> **Goal of the exercise**
Set down the data below from its first line to the line holding "const xTicks = [0, 1, 2, 3, 4, 5, 6];", inclusive; omit all pictures.

> **Stored data**
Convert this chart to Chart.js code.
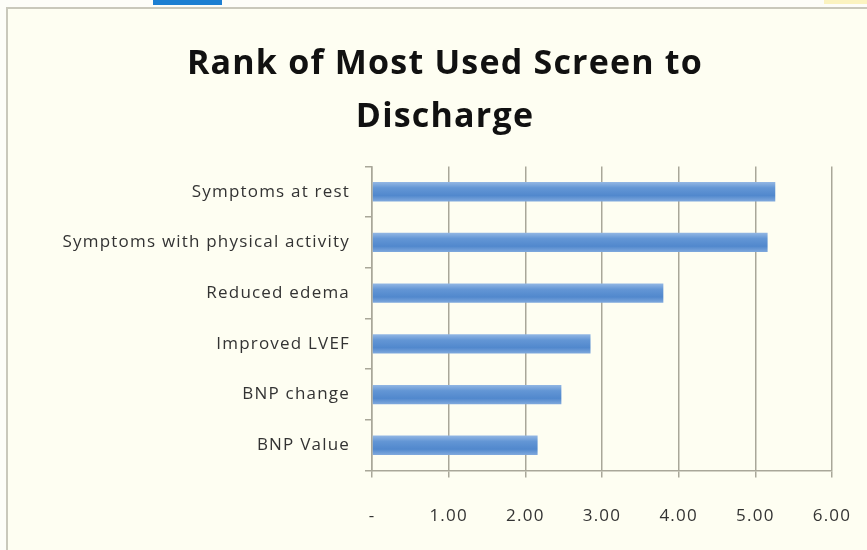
<!DOCTYPE html>
<html lang="en">
<head>
  <meta charset="UTF-8">
  <title>Rank of Most Used Screen to Discharge</title>
  <script src="https://cdn.jsdelivr.net/npm/chart.js"></script>
  <style>
    html, body {
      margin: 0;
      padding: 0;
      background: #fdfdf8;
      width: 867px;
      height: 550px;
      overflow: hidden;
    }

    #frame {
      position: absolute;
      left: 6px;
      top: 7px;
      width: 870px;
      height: 550px;
      background: #fefef2;
      border: 2px solid #c9c8bb;
    }

    #blueTab {
      position: absolute;
      left: 153px;
      top: 0;
      width: 69px;
      height: 5px;
      background: #1c7fd2;
    }

    #yellowTab {
      position: absolute;
      left: 824px;
      top: 0;
      width: 43px;
      height: 4px;
      background: #fbf3c0;
    }

    canvas {
      position: absolute;
      left: 0;
      top: 0;
    }
  </style>
</head>
<body>
  <div id="frame"></div>
  <div id="blueTab"></div>
  <div id="yellowTab"></div>
  <canvas id="rankChart" width="867" height="550"></canvas>

  <script>
    const screens = [
      'Symptoms at rest',
      'Symptoms with physical activity',
      'Reduced edema',
      'Improved LVEF',
      'BNP change',
      'BNP Value'
    ];
    const rankScores = [5.26, 5.16, 3.80, 2.85, 2.47, 2.16];
    const xTicks = [0, 1, 2, 3, 4, 5, 6];

    const gridColor = '#a9a799';
    const barPct = 0.38;

    // vertical shading on each bar, like the Excel style
    function barFill(context) {
      const chart = context.chart;
      const yScale = chart.scales.y;
      if (!chart.chartArea || !yScale || context.dataIndex === undefined) return '#5b8fd1';
      const mid = yScale.getPixelForValue(context.dataIndex);
      const half = (chart.chartArea.height / screens.length) * barPct / 2;
      const g = chart.ctx.createLinearGradient(0, mid - half, 0, mid + half);
      g.addColorStop(0, '#93b7e4');
      g.addColorStop(0.3, '#6396d5');
      g.addColorStop(0.7, '#5188cd');
      g.addColorStop(1, '#80a9dd');
      return g;
    }

    // the original text is set a bit looser than the fonts we have
    const looseText = {
      id: 'looseText',
      beforeLayout(chart) { chart.ctx.letterSpacing = '1.2px'; },
      beforeDraw(chart) { chart.ctx.letterSpacing = '1.2px'; }
    };

    new Chart(document.getElementById('rankChart'), {
      type: 'bar',
      data: {
        labels: screens,
        datasets: [{
          data: rankScores,
          backgroundColor: barFill,
          borderWidth: 0,
          categoryPercentage: 1,
          barPercentage: barPct
        }]
      },
      plugins: [looseText],
      options: {
        indexAxis: 'y',
        responsive: false,
        animation: false,
        layout: { padding: { left: 58, right: 35, top: 12, bottom: -4 } },
        plugins: {
          legend: { display: false },
          tooltip: { enabled: false },
          title: {
            display: true,
            text: ['Rank of Most Used Screen to', 'Discharge'],
            color: '#111',
            font: { family: 'Open Sans', size: 34, weight: 'bold', lineHeight: 1.55 },
            padding: { top: 26, bottom: 23 }
          }
        },
        scales: {
          x: {
            min: 0,
            max: 6,
            afterBuildTicks: axis => { axis.ticks = xTicks.map(v => ({ value: v })); },
            afterFit: axis => { axis.paddingLeft = 0; axis.paddingRight = 0; },
            ticks: {
              color: '#333',
              padding: 28,
              font: { family: 'Open Sans', size: 17 },
              callback: v => v === 0 ? '-' : v.toFixed(2)
            },
            grid: { color: gridColor, lineWidth: 1.5, tickLength: 7 },
            border: { color: gridColor, width: 1.5 }
          },
          y: {
            afterFit: axis => { axis.width = 372 - 58; },
            ticks: {
              color: '#333',
              padding: 15,
              font: { family: 'Open Sans', size: 17 }
            },
            grid: { drawOnChartArea: false, color: gridColor, lineWidth: 1.5, tickLength: 7, offset: true },
            border: { color: gridColor, width: 1.5 }
          }
        }
      }
    });
  </script>
</body>
</html>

> **Result of the task**
Convert this chart to Chart.js code.
<!DOCTYPE html>
<html lang="en">
<head>
  <meta charset="UTF-8">
  <title>Rank of Most Used Screen to Discharge</title>
  <script src="https://cdn.jsdelivr.net/npm/chart.js"></script>
  <style>
    html, body {
      margin: 0;
      padding: 0;
      background: #fdfdf8;
      width: 867px;
      height: 550px;
      overflow: hidden;
    }

    #frame {
      position: absolute;
      left: 6px;
      top: 7px;
      width: 870px;
      height: 550px;
      background: #fefef2;
      border: 2px solid #c9c8bb;
    }

    #blueTab {
      position: absolute;
      left: 153px;
      top: 0;
      width: 69px;
      height: 5px;
      background: #1c7fd2;
    }

    #yellowTab {
      position: absolute;
      left: 824px;
      top: 0;
      width: 43px;
      height: 4px;
      background: #fbf3c0;
    }

    canvas {
      position: absolute;
      left: 0;
      top: 0;
    }
  </style>
</head>
<body>
  <div id="frame"></div>
  <div id="blueTab"></div>
  <div id="yellowTab"></div>
  <canvas id="rankChart" width="867" height="550"></canvas>

  <script>
    const screens = [
      'Symptoms at rest',
      'Symptoms with physical activity',
      'Reduced edema',
      'Improved LVEF',
      'BNP change',
      'BNP Value'
    ];
    const rankScores = [5.26, 5.16, 3.80, 2.85, 2.47, 2.16];
    const xTicks = [0, 1, 2, 3, 4, 5, 6];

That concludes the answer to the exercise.